Beschluss des OLG Düsseldorf v. 23.09.2016, Az. I-3 Wx 130/15
Das OLG Düsseldorf hat die Auffassung des Registergerichts bestätigt und im Einklang mit der höchstrichterlichen Rechtsprechung entschieden, dass Regelungen zur allgemeinen Vertretungsbefugnis von Liquidatoren in der Satzung festgehalten sein müssen. Da die allgemeine Vertretungsregelung einen dauerhaften Zustand (Befreiung von § 181 BGB) begründe, sei nach höchstrichterlicher Rechtsprechung der Beschluss notariell zu beurkunden oder gleichzeitig die Satzung zu ändern. Ohne entsprechende Satzungsregelung sei der Beschluss jedenfalls unwirksam. Da im vorliegenden Fall die Satzungsänderung nicht notariell beurkundet wurde, liege keine wirksame Satzungsgrundlage für diesen Beschluss vor.
Anmerkung
Mit Auflösung der GmbH endet die Vertretungsbefugnis der Geschäftsführer. Die Vertreterstellung und die Abwicklung der GmbH bis zur endgültigen Löschung übernehmen dann die Liquidatoren. Die Vertretungsbefugnisse der Liquidatoren und die Befreiung von § 181 BGB richten sich ebenfalls nach der Satzung. Insofern kam es hier darauf an, ob die Gesellschafter den Liquidator auch ohne entsprechende Grundlage in der Satzung von § 181 BGB befreien konnten.
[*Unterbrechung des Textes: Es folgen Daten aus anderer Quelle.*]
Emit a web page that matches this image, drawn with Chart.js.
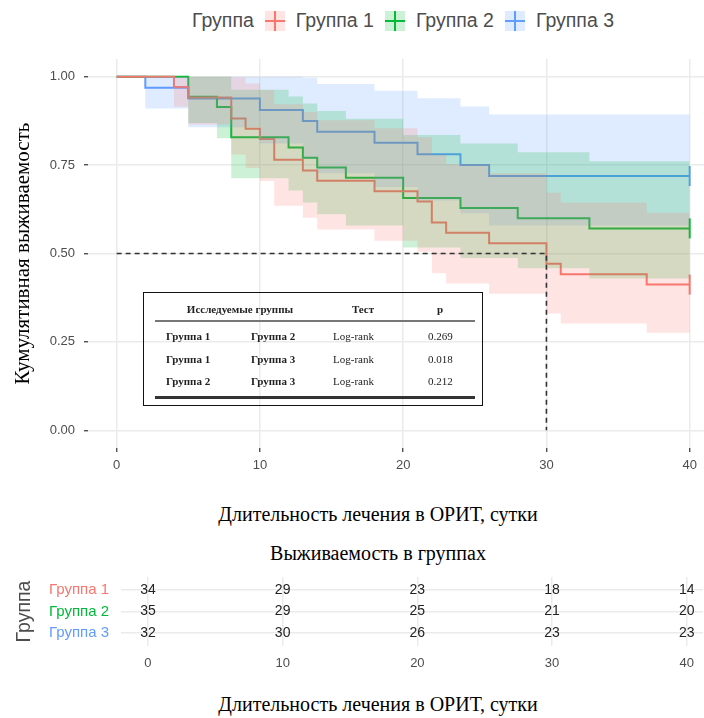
<!DOCTYPE html>
<html>
<head>
<meta charset="utf-8">
<script src="https://cdn.jsdelivr.net/npm/chart.js@4.4.0/dist/chart.umd.min.js"></script>
<style>
  body { margin: 0; background: #fff; width: 704px; height: 718px; position: relative; overflow: hidden;
         font-family: 'Liberation Sans', Arial, sans-serif; }
  canvas { position: absolute; left: 0; }
  #km { top: 0; }
  #risk { top: 565px; }
  .ttl { position: absolute; left: 0; width: 756px; text-align: center; font: 20px 'Liberation Serif', serif;
         color: #000; line-height: 20px; }
  #legend { position: absolute; top: 10px; left: 192px; height: 21px; display: flex; align-items: center;
            font-size: 19.5px; color: #4d4d4d; }
  .key { position: relative; width: 20px; height: 20px; margin: 0 11px; }
  .key i { position: absolute; display: block; }
  #tests { position: absolute; left: 143px; top: 292px; width: 340px; height: 114px; box-sizing: border-box;
           border: 1.5px solid #111; font: 11px 'Liberation Serif', serif; color: #222; }
  #tests span { position: absolute; white-space: nowrap; line-height: 12px; }
  #tests .rule { position: absolute; left: 11px; width: 320px; }
</style>
</head>
<body>
<div id="legend"></div>
<canvas id="km" width="704" height="480"></canvas>
<div class="ttl" style="top:504px">Длительность лечения в ОРИТ, сутки</div>
<div id="tests"></div>
<div class="ttl" style="top:543px">Выживаемость в группах</div>
<canvas id="risk" width="704" height="120"></canvas>
<div class="ttl" style="top:694px">Длительность лечения в ОРИТ, сутки</div>

<script>
// группы
const groupNames = ['Группа 1', 'Группа 2', 'Группа 3'];
const groupColors = ['#F8766D', '#00BA38', '#619CFF'];
const groupFills = ['rgba(248,118,109,0.2)', 'rgba(0,186,56,0.2)', 'rgba(97,156,255,0.2)'];

// кривые Каплана-Мейера и доверительные интервалы
const g1Time  = [0, 4, 5, 8, 9, 10, 11, 13, 14, 18, 21, 22, 23, 26, 30, 31, 37, 40];
const g1Surv  = [1, 0.971, 0.941, 0.882, 0.853, 0.824, 0.765, 0.735, 0.706, 0.676, 0.647, 0.588, 0.559, 0.529, 0.471, 0.441, 0.412, 0.412];
const g1Lower = [1, 0.915, 0.865, 0.780, 0.742, 0.705, 0.635, 0.601, 0.568, 0.536, 0.505, 0.444, 0.415, 0.386, 0.330, 0.302, 0.276, 0.276];
const g1Upper = [1, 1, 1, 0.998, 0.981, 0.962, 0.922, 0.900, 0.877, 0.854, 0.829, 0.779, 0.753, 0.727, 0.672, 0.644, 0.615, 0.615];

const g2Time  = [0, 5, 7, 8, 12, 13, 14, 16, 20, 24, 28, 33, 40];
const g2Surv  = [1, 0.943, 0.914, 0.829, 0.800, 0.771, 0.743, 0.714, 0.657, 0.629, 0.600, 0.571, 0.571];
const g2Lower = [1, 0.869, 0.826, 0.713, 0.678, 0.644, 0.611, 0.579, 0.517, 0.487, 0.458, 0.429, 0.429];
const g2Upper = [1, 1, 1, 0.963, 0.944, 0.924, 0.903, 0.881, 0.835, 0.811, 0.786, 0.761, 0.761];

const g3Time  = [0, 2, 5, 10, 13, 14, 18, 21, 24, 26, 40];
const g3Surv  = [1, 0.969, 0.938, 0.906, 0.875, 0.844, 0.813, 0.781, 0.750, 0.719, 0.719];
const g3Lower = [1, 0.910, 0.857, 0.811, 0.768, 0.727, 0.688, 0.650, 0.614, 0.579, 0.579];
const g3Upper = [1, 1, 1, 1, 0.997, 0.979, 0.960, 0.939, 0.916, 0.893, 0.893];

// медиана выживаемости группы 1
const medianTime = 30;
const medianLevel = 0.5;

// оси
const xTicks = [0, 10, 20, 30, 40];
const yTicks = [0, 0.25, 0.5, 0.75, 1];

// таблица числа под риском
const riskTimes = [0, 10, 20, 30, 40];
const risk1 = [34, 29, 23, 18, 14];
const risk2 = [35, 29, 25, 21, 20];
const risk3 = [32, 30, 26, 23, 23];

// сравнение групп
const testGroupA = ['Группа 1', 'Группа 1', 'Группа 2'];
const testGroupB = ['Группа 2', 'Группа 3', 'Группа 3'];
const testName = ['Log-rank', 'Log-rank', 'Log-rank'];
const testP = ['0.269', '0.018', '0.212'];

Chart.defaults.font.family = "'Liberation Sans', Arial, sans-serif";
Chart.defaults.color = '#4d4d4d';
// метки цензурирования не должны сдвигать правый край области графика
Chart.registry.getController('line').prototype.getMaxOverflow = function () { return 0; };

const pts = (xs, ys) => xs.map((x, i) => ({x: x, y: ys[i]}));
const noPad = s => { s.paddingTop = 0; s.paddingBottom = 0; };

const groups = [
  [g1Time, g1Surv, g1Lower, g1Upper],
  [g2Time, g2Surv, g2Lower, g2Upper],
  [g3Time, g3Surv, g3Lower, g3Upper]
];

// легенда
const legend = document.getElementById('legend');
legend.innerHTML = '<span>Группа</span>';
groupNames.forEach((name, g) => {
  legend.innerHTML +=
    '<span class="key" style="background:' + groupFills[g] + '">' +
    '<i style="left:9px;top:0;width:2px;height:20px;background:' + groupColors[g] + '"></i>' +
    '<i style="left:0;top:9px;width:20px;height:2px;background:' + groupColors[g] + '"></i></span>' +
    '<span>' + name + '</span>';
});

const datasets = [];
groups.forEach((gr, g) => {
  const n = gr[0].length;
  datasets.push({
    label: groupNames[g],
    data: pts(gr[0], gr[1]),
    stepped: true,
    borderColor: groupColors[g],
    borderWidth: 2,
    fill: false,
    clip: false,
    pointStyle: 'line',
    rotation: 90,
    pointRadius: gr[0].map((t, i) => i === n - 1 ? 10 : 0),
    pointBorderColor: groupColors[g],
    pointBorderWidth: 2,
    order: 10
  });
  datasets.push({
    label: groupNames[g] + ' upper',
    data: pts(gr[0], gr[3]),
    stepped: true,
    showLine: false,
    borderColor: 'transparent',
    borderWidth: 0,
    pointRadius: 0,
    backgroundColor: groupFills[g],
    fill: '+1',
    order: 5
  });
  datasets.push({
    label: groupNames[g] + ' lower',
    data: pts(gr[0], gr[2]),
    stepped: true,
    showLine: false,
    borderColor: 'transparent',
    borderWidth: 0,
    pointRadius: 0,
    fill: false,
    order: 5
  });
});
datasets.push({
  label: 'median',
  data: [{x: 0, y: medianLevel}, {x: medianTime, y: medianLevel}, {x: medianTime, y: 0}],
  borderColor: '#333',
  borderWidth: 1.6,
  borderDash: [5, 4],
  pointRadius: 0,
  fill: false,
  order: -1
});

new Chart(document.getElementById('km'), {
  type: 'line',
  data: {datasets: datasets},
  options: {
    responsive: false,
    animation: false,
    devicePixelRatio: 1,
    events: [],
    layout: {padding: {top: 59, left: 0, right: 0, bottom: 0}},
    plugins: {legend: {display: false}, tooltip: {enabled: false}},
    scales: {
      x: {
        type: 'linear', min: -2, max: 41,
        afterBuildTicks: s => { s.ticks = xTicks.map(v => ({value: v})); },
        afterFit: s => { s.height = 32; },
        ticks: {font: {size: 13}, color: '#4d4d4d', padding: 6, maxRotation: 0},
        grid: {color: '#ebebeb', lineWidth: 1.5, tickLength: 4, tickColor: '#333', tickWidth: 1.2},
        border: {display: false}
      },
      y: {
        type: 'linear', min: -0.05, max: 1.05,
        afterBuildTicks: s => { s.ticks = yTicks.map(v => ({value: v})); },
        afterFit: s => { s.width = 88; noPad(s); },
        ticks: {font: {size: 13}, color: '#4d4d4d', padding: 9, callback: v => v.toFixed(2)},
        grid: {color: '#ebebeb', lineWidth: 1.5, tickLength: 4, tickColor: '#333', tickWidth: 1.2},
        border: {display: false},
        title: {display: true, text: 'Кумулятивная выживаемость', color: '#000',
                font: {family: "'Liberation Serif', serif", size: 21}, padding: {top: 11, bottom: 0}}
      }
    }
  }
});

// таблица тестов
const tests = document.getElementById('tests');
let html = '<span style="left:96px;top:10px;transform:translateX(-50%);font-weight:bold">Исследуемые группы</span>' +
           '<span style="left:219px;top:10px;transform:translateX(-50%);font-weight:bold">Тест</span>' +
           '<span style="left:296px;top:10px;transform:translateX(-50%);font-weight:bold">p</span>' +
           '<div class="rule" style="top:27px;height:1.5px;background:#777"></div>' +
           '<div class="rule" style="top:103px;height:2.5px;background:#333"></div>';
const rowY = [37, 60, 82];
testP.forEach((p, i) => {
  html += '<span style="left:22px;top:' + rowY[i] + 'px;font-weight:bold">' + testGroupA[i] + '</span>' +
          '<span style="left:107px;top:' + rowY[i] + 'px;font-weight:bold">' + testGroupB[i] + '</span>' +
          '<span style="left:189px;top:' + rowY[i] + 'px">' + testName[i] + '</span>' +
          '<span style="left:284px;top:' + rowY[i] + 'px">' + p + '</span>';
});
tests.innerHTML = html;

// таблица риска
const riskCounts = [risk1, risk2, risk3];
const riskLabels = {
  id: 'riskLabels',
  afterDatasetsDraw(chart) {
    const ctx = chart.ctx;
    ctx.save();
    ctx.font = "14px 'Liberation Sans', Arial, sans-serif";
    ctx.fillStyle = '#222';
    ctx.textAlign = 'center';
    ctx.textBaseline = 'middle';
    chart.data.datasets.forEach((ds, g) => {
      chart.getDatasetMeta(g).data.forEach((pt, i) => {
        ctx.fillText(String(riskCounts[g][i]), pt.x, pt.y);
      });
    });
    ctx.restore();
  }
};

new Chart(document.getElementById('risk'), {
  type: 'line',
  data: {
    datasets: riskCounts.map((c, g) => ({
      label: groupNames[g],
      data: riskTimes.map(t => ({x: t, y: g + 1})),
      showLine: false,
      pointRadius: 0
    }))
  },
  options: {
    responsive: false,
    animation: false,
    devicePixelRatio: 1,
    events: [],
    layout: {padding: {top: 12, left: 0, right: 0, bottom: 0}},
    plugins: {legend: {display: false}, tooltip: {enabled: false}},
    scales: {
      x: {
        type: 'linear', min: -2, max: 41.2,
        afterBuildTicks: s => { s.ticks = xTicks.map(v => ({value: v})); },
        afterFit: s => { s.height = 39; },
        ticks: {font: {size: 13}, color: '#4d4d4d', padding: 10, maxRotation: 0},
        grid: {color: '#ebebeb', lineWidth: 1.5, drawTicks: false},
        border: {display: false}
      },
      y: {
        type: 'linear', min: 0.4, max: 3.6, reverse: true,
        afterBuildTicks: s => { s.ticks = [1, 2, 3].map(v => ({value: v})); },
        afterFit: s => { s.width = 121; noPad(s); },
        ticks: {font: {size: 15}, padding: 12, callback: v => groupNames[v - 1],
                color: c => groupColors[c.tick.value - 1]},
        grid: {color: '#ebebeb', lineWidth: 1.5, drawTicks: false},
        border: {display: false},
        title: {display: true, text: 'Группа', color: '#4d4d4d', font: {size: 19.5}, padding: {top: 13, bottom: 0}}
      }
    }
  },
  plugins: [riskLabels]
});
</script>
</body>
</html>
Mit seinem rechtskräftigen Beschluss bestätigt das OLG Düsseldorf die derzeit geltenden Regeln für sogenannte satzungsdurchbrechende Gesellschafterbeschlüsse. Sofern der Beschluss einen „dauerhaften Zustand“ begründet, ist er notariell zu beurkunden und in das Handelsregister einzutragen. Anderenfalls muss der Beschluss auf einer wirksam geänderten Satzungsregelung beruhen. Wird der Beschluss vor Eintragung der Satzungsänderung gefasst, sollte er aufschiebend bedingt auf die Eintragung der Änderung gefasst werden.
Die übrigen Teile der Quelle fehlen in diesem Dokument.